3rd Air Army (3 VA) was an Air Army of the Soviet Armed Forces during the Second World War. It was formed May 16, 1942, in accordance with a People's Commissariat for Defence order of 5 May 1942 on the basis of the Air Forces of the Kalinin Front.

==Combat path==
The formation's combat path began in July 1942 during a defensive operation in the town of Bely, Tver Oblast, then participated in Rzhev-Sychevskaya and in the Luki operation. In February 1943 a number of its formations supported the troops of the North-Western Front in the liquidation of the Demyansk pocket. Later, as part of the Kalinin Front (October 20, 1943, renamed to 1st Baltic Front), the 3rd Air Army participated in the Front's Smolensk, Nevel, Gorodok, Vitebsk, Belarusian and Baltic Offensives.

In February 1945, near Koenigsberg, it came under the operational command of the 1st Air Army of the 3rd Belorussian Front and participated in the East Prussian Offensive. On 5 May 1945, it was transferred to the operational command of the Leningrad Front and with 15th Air Army took part in the blockade of German forces in the Courland Peninsula.

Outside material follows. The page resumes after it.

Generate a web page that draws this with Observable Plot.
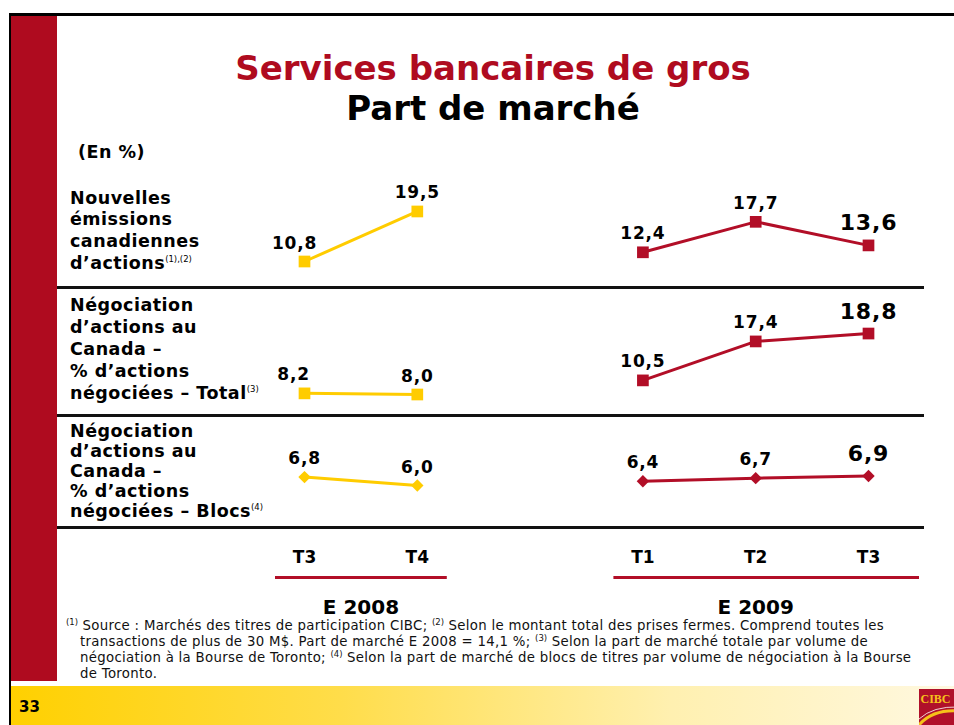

During the war 3VA flew over 200,000 sorties. It destroyed 4,000 enemy aircraft on the ground and in the air. Thousands of its soldiers were awarded orders and medals, many of the pilots and navigators the title Hero of the Soviet Union and Ivan Pavlov and Aleksey Smirnov won the title twice.

==Composition==
The Combat Composition of the Soviet Army for 1 June 1942 shows the 3rd Air Army with the 209th, 210th Fighter Aviation Divisions, the 211th and 212th Mixed Aviation Divisions, the 684th and 695th Lighter Bomber Aviation Regiments, the 195th, 708th, 881st, 882nd, 883rd, 884th, 885th, and 887th Mixed Aviation Regiments, and the 3rd Reconnaissance Aviation Squadron. By 1 April 1943, 3rd Air Army was reported by Soviet official sources to comprise 1st Guards Fighter Aviation Corps (3rd and 4th Guards Fighter Aviation Divisions, including 63rd Guards Fighter Aviation Regiment), 1st Assault Aviation Corps (266th, 292nd Assault Aviation Divisions), 2nd Assault Aviation Corps (231st, 232nd Assault Aviation Divisions), 2nd Fighter Aviation Corps (209th, 215th Fighter Aviation Divisions), 211th Night Bomber Aviation Division, 80th Guards, 780th Bomber Aviation Regiments, 6th Guards, 230th, and 280th Assault Aviation Regiments, the 11th Independent Reconnaissance Aviation Regiment, 887th Assault Aviation Regiment, and the 13th and 36th Corps Aviation Squadrons.

== Commanders ==
- 05/05/1942 - Major General, Lieutenant General of Aviation Mikhail Gromov
- 26/05/1943 - Major General of Aviation, Lieutenant General of Aviation, Colonel General of Aviation Nikolai Filippovich Papivin

==Disestablishment==
On May 5, 1945, the army transferred to the operational control of the Leningrad Front. On July 24, 1945, it came under Leningrad Military District. In early 1946, units and formations of the army transferred to the 15th Air Army, and on the basis of the remaining formed 1st Air Army long-range aviation.